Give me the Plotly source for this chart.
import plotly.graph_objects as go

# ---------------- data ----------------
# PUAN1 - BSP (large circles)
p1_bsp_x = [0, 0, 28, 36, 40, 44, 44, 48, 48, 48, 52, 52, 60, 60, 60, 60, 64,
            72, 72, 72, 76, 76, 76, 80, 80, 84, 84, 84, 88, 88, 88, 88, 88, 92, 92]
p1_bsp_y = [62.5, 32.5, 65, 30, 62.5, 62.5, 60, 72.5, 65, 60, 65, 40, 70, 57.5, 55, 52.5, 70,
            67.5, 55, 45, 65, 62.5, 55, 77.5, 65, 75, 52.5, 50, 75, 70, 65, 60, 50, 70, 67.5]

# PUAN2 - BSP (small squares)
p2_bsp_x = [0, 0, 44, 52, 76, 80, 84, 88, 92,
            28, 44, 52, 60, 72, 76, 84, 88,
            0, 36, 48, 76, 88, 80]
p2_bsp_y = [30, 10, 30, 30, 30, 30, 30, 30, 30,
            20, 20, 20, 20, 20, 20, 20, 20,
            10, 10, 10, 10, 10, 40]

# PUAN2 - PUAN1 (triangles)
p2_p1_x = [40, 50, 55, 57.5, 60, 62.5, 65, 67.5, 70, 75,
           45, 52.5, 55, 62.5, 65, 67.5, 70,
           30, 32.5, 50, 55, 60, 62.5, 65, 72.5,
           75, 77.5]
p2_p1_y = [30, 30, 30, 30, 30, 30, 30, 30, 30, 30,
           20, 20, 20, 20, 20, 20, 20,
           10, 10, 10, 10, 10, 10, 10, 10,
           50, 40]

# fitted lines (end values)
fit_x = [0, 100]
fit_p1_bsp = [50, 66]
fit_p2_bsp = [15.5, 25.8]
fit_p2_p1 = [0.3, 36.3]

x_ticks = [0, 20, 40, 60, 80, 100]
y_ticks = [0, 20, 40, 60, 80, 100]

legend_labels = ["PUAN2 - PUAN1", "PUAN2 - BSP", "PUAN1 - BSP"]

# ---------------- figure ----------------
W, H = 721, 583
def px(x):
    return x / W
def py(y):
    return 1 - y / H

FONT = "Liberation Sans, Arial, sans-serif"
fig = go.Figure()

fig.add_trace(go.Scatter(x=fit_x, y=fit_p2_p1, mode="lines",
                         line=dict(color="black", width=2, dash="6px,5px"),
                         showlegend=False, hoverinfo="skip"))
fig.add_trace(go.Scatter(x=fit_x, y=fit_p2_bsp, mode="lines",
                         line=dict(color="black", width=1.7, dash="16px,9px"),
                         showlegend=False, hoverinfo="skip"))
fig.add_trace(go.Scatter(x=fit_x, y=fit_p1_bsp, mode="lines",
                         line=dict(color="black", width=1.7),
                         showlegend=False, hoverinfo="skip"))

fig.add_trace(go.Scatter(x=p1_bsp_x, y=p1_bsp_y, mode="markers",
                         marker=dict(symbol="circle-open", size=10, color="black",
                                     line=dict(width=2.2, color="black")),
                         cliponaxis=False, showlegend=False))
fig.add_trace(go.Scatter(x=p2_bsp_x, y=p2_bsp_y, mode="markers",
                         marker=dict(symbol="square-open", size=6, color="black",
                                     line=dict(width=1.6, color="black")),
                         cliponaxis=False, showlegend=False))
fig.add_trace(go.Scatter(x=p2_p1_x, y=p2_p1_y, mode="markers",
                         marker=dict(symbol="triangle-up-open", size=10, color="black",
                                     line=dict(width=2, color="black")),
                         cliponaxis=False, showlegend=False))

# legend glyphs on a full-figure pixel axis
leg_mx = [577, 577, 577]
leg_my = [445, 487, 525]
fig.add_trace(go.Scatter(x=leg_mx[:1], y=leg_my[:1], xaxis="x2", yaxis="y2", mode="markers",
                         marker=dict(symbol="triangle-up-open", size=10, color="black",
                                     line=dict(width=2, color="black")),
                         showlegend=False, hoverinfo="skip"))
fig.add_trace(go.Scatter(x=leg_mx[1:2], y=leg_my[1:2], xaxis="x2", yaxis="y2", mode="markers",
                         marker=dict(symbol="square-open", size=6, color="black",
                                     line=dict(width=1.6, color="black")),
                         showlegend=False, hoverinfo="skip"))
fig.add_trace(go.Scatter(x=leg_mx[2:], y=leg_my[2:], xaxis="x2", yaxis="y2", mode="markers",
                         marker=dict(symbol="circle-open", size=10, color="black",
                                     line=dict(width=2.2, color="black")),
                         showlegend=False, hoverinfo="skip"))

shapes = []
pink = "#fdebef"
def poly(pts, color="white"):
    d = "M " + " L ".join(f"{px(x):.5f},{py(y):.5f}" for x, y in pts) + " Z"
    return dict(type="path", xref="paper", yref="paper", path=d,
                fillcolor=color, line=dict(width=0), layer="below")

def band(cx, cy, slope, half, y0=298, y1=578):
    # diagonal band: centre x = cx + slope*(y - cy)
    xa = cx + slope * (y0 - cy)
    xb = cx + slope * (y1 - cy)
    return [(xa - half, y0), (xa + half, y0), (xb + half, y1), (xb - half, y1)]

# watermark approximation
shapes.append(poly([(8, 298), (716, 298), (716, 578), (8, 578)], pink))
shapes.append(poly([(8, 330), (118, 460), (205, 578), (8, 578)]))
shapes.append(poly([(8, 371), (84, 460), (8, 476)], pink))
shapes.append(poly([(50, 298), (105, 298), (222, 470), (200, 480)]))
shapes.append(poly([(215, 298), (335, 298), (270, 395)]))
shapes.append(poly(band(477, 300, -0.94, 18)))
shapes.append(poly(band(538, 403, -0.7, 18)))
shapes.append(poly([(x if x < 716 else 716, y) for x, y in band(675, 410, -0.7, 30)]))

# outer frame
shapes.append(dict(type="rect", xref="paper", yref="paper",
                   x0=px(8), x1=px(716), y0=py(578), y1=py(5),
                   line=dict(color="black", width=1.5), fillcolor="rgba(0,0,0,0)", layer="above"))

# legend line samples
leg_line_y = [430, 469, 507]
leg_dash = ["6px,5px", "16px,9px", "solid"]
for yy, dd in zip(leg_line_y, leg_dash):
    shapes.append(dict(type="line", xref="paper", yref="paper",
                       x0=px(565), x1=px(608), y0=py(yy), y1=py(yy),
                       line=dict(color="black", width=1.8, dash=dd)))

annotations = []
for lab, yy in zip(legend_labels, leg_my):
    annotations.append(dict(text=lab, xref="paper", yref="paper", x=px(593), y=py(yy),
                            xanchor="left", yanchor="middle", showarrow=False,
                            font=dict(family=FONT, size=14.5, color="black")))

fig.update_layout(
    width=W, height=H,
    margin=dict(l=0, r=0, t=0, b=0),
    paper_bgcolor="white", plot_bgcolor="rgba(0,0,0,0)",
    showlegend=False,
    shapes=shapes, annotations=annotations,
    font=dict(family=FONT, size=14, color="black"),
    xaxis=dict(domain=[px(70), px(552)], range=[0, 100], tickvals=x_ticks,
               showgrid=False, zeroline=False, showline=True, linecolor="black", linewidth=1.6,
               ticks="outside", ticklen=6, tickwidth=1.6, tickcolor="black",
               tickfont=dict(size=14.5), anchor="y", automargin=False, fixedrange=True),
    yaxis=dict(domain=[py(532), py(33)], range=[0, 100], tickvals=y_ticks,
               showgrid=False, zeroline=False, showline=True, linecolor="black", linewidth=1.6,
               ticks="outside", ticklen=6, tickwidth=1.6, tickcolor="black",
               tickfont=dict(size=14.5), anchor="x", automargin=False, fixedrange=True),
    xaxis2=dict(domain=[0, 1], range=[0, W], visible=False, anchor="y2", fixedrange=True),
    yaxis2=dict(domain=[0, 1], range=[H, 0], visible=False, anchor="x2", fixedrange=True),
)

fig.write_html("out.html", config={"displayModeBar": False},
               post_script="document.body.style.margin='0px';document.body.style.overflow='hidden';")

Task: Copy exactly the lines that run from the first line of the data to the line containing "fig = go.Figure()", please, with both ends included and nothing else.

Answer for the task:
Give me the Plotly source for this chart.
import plotly.graph_objects as go

# ---------------- data ----------------
# PUAN1 - BSP (large circles)
p1_bsp_x = [0, 0, 28, 36, 40, 44, 44, 48, 48, 48, 52, 52, 60, 60, 60, 60, 64,
            72, 72, 72, 76, 76, 76, 80, 80, 84, 84, 84, 88, 88, 88, 88, 88, 92, 92]
p1_bsp_y = [62.5, 32.5, 65, 30, 62.5, 62.5, 60, 72.5, 65, 60, 65, 40, 70, 57.5, 55, 52.5, 70,
            67.5, 55, 45, 65, 62.5, 55, 77.5, 65, 75, 52.5, 50, 75, 70, 65, 60, 50, 70, 67.5]

# PUAN2 - BSP (small squares)
p2_bsp_x = [0, 0, 44, 52, 76, 80, 84, 88, 92,
            28, 44, 52, 60, 72, 76, 84, 88,
            0, 36, 48, 76, 88, 80]
p2_bsp_y = [30, 10, 30, 30, 30, 30, 30, 30, 30,
            20, 20, 20, 20, 20, 20, 20, 20,
            10, 10, 10, 10, 10, 40]

# PUAN2 - PUAN1 (triangles)
p2_p1_x = [40, 50, 55, 57.5, 60, 62.5, 65, 67.5, 70, 75,
           45, 52.5, 55, 62.5, 65, 67.5, 70,
           30, 32.5, 50, 55, 60, 62.5, 65, 72.5,
           75, 77.5]
p2_p1_y = [30, 30, 30, 30, 30, 30, 30, 30, 30, 30,
           20, 20, 20, 20, 20, 20, 20,
           10, 10, 10, 10, 10, 10, 10, 10,
           50, 40]

# fitted lines (end values)
fit_x = [0, 100]
fit_p1_bsp = [50, 66]
fit_p2_bsp = [15.5, 25.8]
fit_p2_p1 = [0.3, 36.3]

x_ticks = [0, 20, 40, 60, 80, 100]
y_ticks = [0, 20, 40, 60, 80, 100]

legend_labels = ["PUAN2 - PUAN1", "PUAN2 - BSP", "PUAN1 - BSP"]

# ---------------- figure ----------------
W, H = 721, 583
def px(x):
    return x / W
def py(y):
    return 1 - y / H

FONT = "Liberation Sans, Arial, sans-serif"
fig = go.Figure()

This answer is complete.